Since the 1970s, the Autism Society has been celebrating National Autism Awareness Month in order to highlight the growing need for concern and awareness about autism. Studies show that about 1 in 88 children in America sits somewhere on the autism spectrum.
Technology has evolved along with our knowledge of this developmental disorder. With the advent of tablets, smartphones and applications, people who have autism now have more options for stretching intellectual capacities and curiosities available to them than ever before.
In the spirit of a good cause and, since this is a technology blog after all, here is the first post of some useful autism apps for the iPad that work on developing all kinds of skills from organization to phonics.
iPrompts ($49.99): This picture-based prompting app is used by special educators, parents and therapists who work with disabilities, including those who have Autism. Complete with picture schedules, a visual countdown timer, an image library and more, this app covers a wide array of life skills and organizational tools that people with autism can learn at their own pace.
Turn Taker ($4.99): This app uses visual and/or audio cues to facilitate in turn taking. The app is complete with a simple social story that illustrates and explains appropriate game play.
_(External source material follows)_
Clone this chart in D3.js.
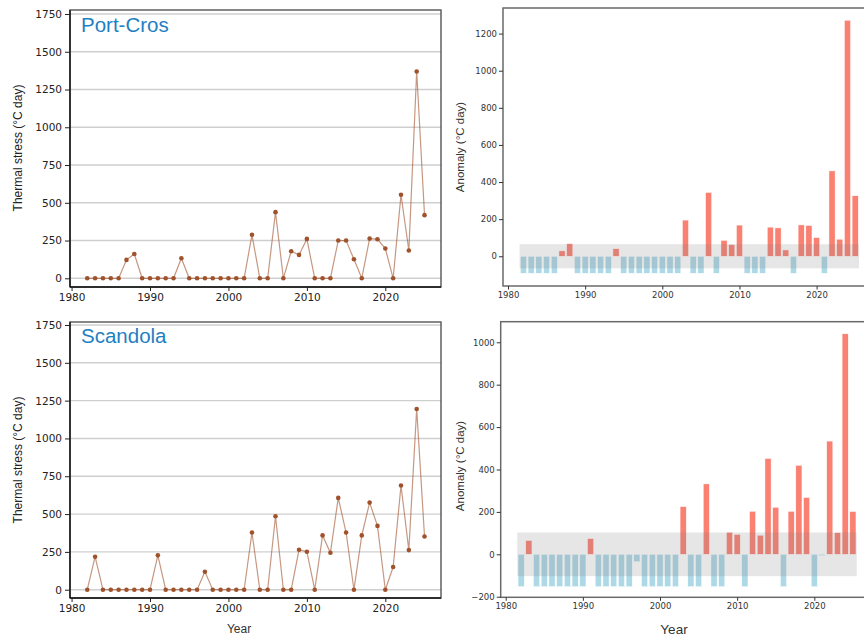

Tap to Talk (Free): This app turns your iPhone or iPad into an augmentative and alternative communication device with the tap of a button. Just tap a picture and the picture will lead the user to another screen of pictures to make communication easy and fun. This app also has album-making capabilities that allow parents or caregivers to categorize specific pictures to their child’s needs.
Pocket Penguins (Free): Spoiler: Cute! This app comes straight from the California Academy of Sciences. The user can watch penguins live as they frolic and swim about their habitat at the academy. Who doesn’t love to watch penguins? This carefree and soothing pastime is fun for anyone.
3D Shape Sorter (Free): This app is excellent for children to practice their categorization and recognition skills. When he or she matches the correct animal with its correct shape, the corresponding sound goes off. For a bit more of a challenge, the user has to rotate the cube in order to find the correct shape.